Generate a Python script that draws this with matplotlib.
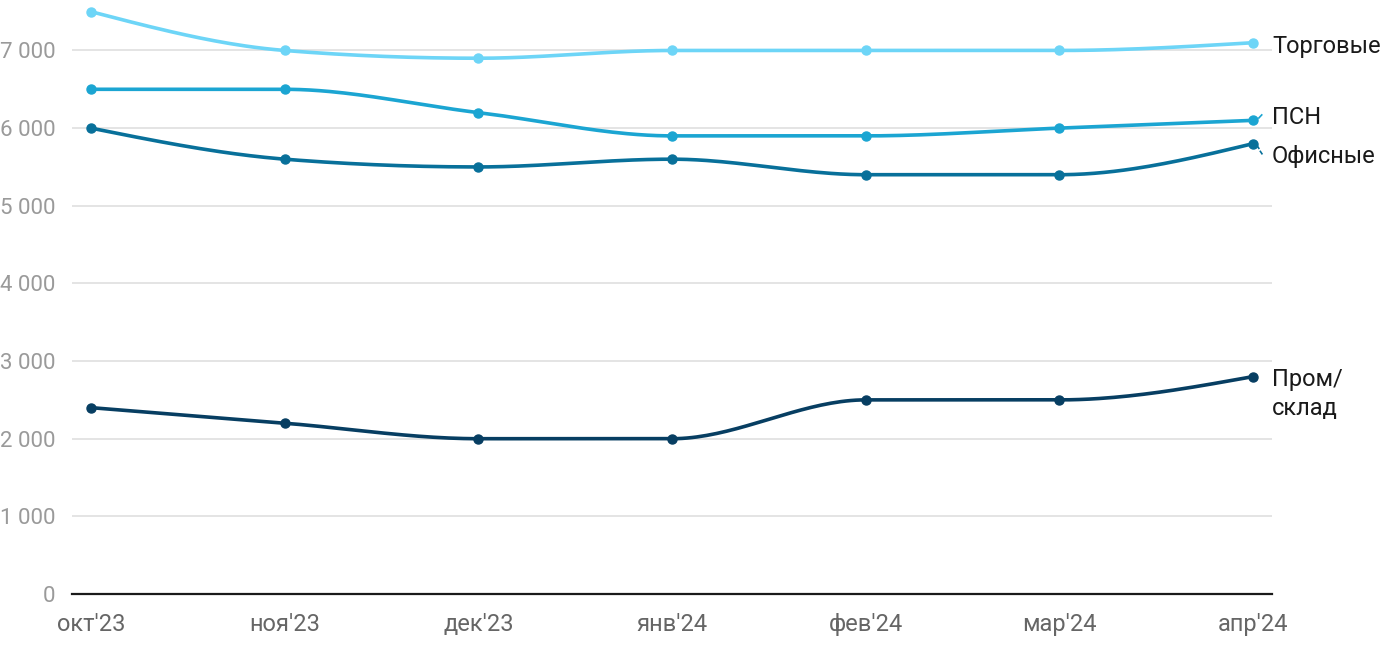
import numpy as np
import matplotlib
matplotlib.use("Agg")
import matplotlib.pyplot as plt

plt.rcParams['font.family'] = ['Roboto', 'DejaVu Sans']

months = ["окт'23", "ноя'23", "дек'23", "янв'24", "фев'24", "мар'24", "апр'24"]
torg = [7500, 7000, 6900, 7000, 7000, 7000, 7100]
psn = [6500, 6500, 6200, 5900, 5900, 6000, 6100]
ofis = [6000, 5600, 5500, 5600, 5400, 5400, 5800]
prom = [2400, 2200, 2000, 2000, 2500, 2500, 2800]

series = [
    ("Торговые", torg, "#6dd5f7"),
    ("ПСН", psn, "#1ba5d2"),
    ("Офисные", ofis, "#08709a"),
    ("Пром/\nсклад", prom, "#073e62"),
]
label_y = [7050, 6140, 5630, 2580]


def monotone(xs, ys, n=40):
    xs = np.asarray(xs, float)
    ys = np.asarray(ys, float)
    h = np.diff(xs)
    s = np.diff(ys) / h
    m = len(xs)
    t = np.zeros(m)
    for i in range(1, m - 1):
        s0, s1 = s[i - 1], s[i]
        p = (s0 * h[i] + s1 * h[i - 1]) / (h[i - 1] + h[i])
        t[i] = (np.sign(s0) + np.sign(s1)) * min(abs(s0), abs(s1), 0.5 * abs(p))
    t[0] = (3 * s[0] - t[1]) / 2
    t[-1] = (3 * s[-1] - t[-2]) / 2
    px, py = [], []
    for i in range(m - 1):
        x0, x1 = xs[i], xs[i + 1]
        y0, y1 = ys[i], ys[i + 1]
        dx = (x1 - x0) / 3
        c = [(x0, y0), (x0 + dx, y0 + dx * t[i]), (x1 - dx, y1 - dx * t[i + 1]), (x1, y1)]
        u = np.linspace(0, 1, n)
        b = [(1 - u) ** 3, 3 * (1 - u) ** 2 * u, 3 * (1 - u) * u ** 2, u ** 3]
        px.extend(sum(b[k] * c[k][0] for k in range(4)))
        py.extend(sum(b[k] * c[k][1] for k in range(4)))
    return np.array(px), np.array(py)


fig = plt.figure(figsize=(14, 6.5), dpi=100)
ax = fig.add_axes([72 / 1400, 56 / 650, 1200 / 1400, 594 / 650])
x = np.arange(len(months))

for name, vals, col in series:
    cx, cy = monotone(x, vals)
    ax.plot(cx, cy, color=col, lw=2.6, solid_capstyle='round', zorder=3, clip_on=False)
    ax.plot(x, vals, 'o', color=col, ms=6.5, zorder=4, clip_on=False)

for (name, vals, col), ly in zip(series, label_y):
    ax.annotate(name, xy=(x[-1], vals[-1]), xytext=(1272 / 1400, ly), textcoords=('figure fraction', 'data'),
                ha='left', va='center', fontsize=17, color='#1a1a1a', annotation_clip=False,
                linespacing=1.35)

# short leader lines for shifted labels
ax.plot([x[-1] + 0.03, x[-1] + 0.045], [6130, 6170], color="#1ba5d2", lw=1.2, zorder=3, clip_on=False)
ax.plot([x[-1] + 0.022, x[-1] + 0.03], [5770, 5740], color="#08709a", lw=1.2, zorder=3, clip_on=False)
ax.plot([x[-1] + 0.038, x[-1] + 0.046], [5700, 5670], color="#08709a", lw=1.2, zorder=3, clip_on=False)

ax.set_xlim(-0.098, 6.098)
ax.set_ylim(0, 7650)
ax.set_yticks(range(0, 8000, 1000))
ax.set_yticklabels(["0"] + [f"{v // 1000} 000" for v in range(1000, 8000, 1000)])
ax.set_xticks(x)
ax.set_xticklabels(months)
ax.grid(axis='y', color='#e2e2e2', lw=1.3, zorder=0)
ax.set_axisbelow(True)
for sp in ['top', 'right', 'left']:
    ax.spines[sp].set_visible(False)
ax.spines['bottom'].set_color('#1a1a1a')
ax.spines['bottom'].set_linewidth(1.6)
ax.spines['bottom'].set_zorder(2)
ax.tick_params(axis='y', length=0, labelsize=16, labelcolor='#9a9a9a', pad=12)
ax.tick_params(axis='x', length=0, labelsize=17, labelcolor='#666666', pad=14)

fig.savefig("out.png", dpi=100)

**Given exercise**
Which lines of the material contain the string "matplotlib"? List each of them.

**Completed task**
Generate a Python script that draws this with matplotlib.
import matplotlib
matplotlib.use("Agg")
import matplotlib.pyplot as plt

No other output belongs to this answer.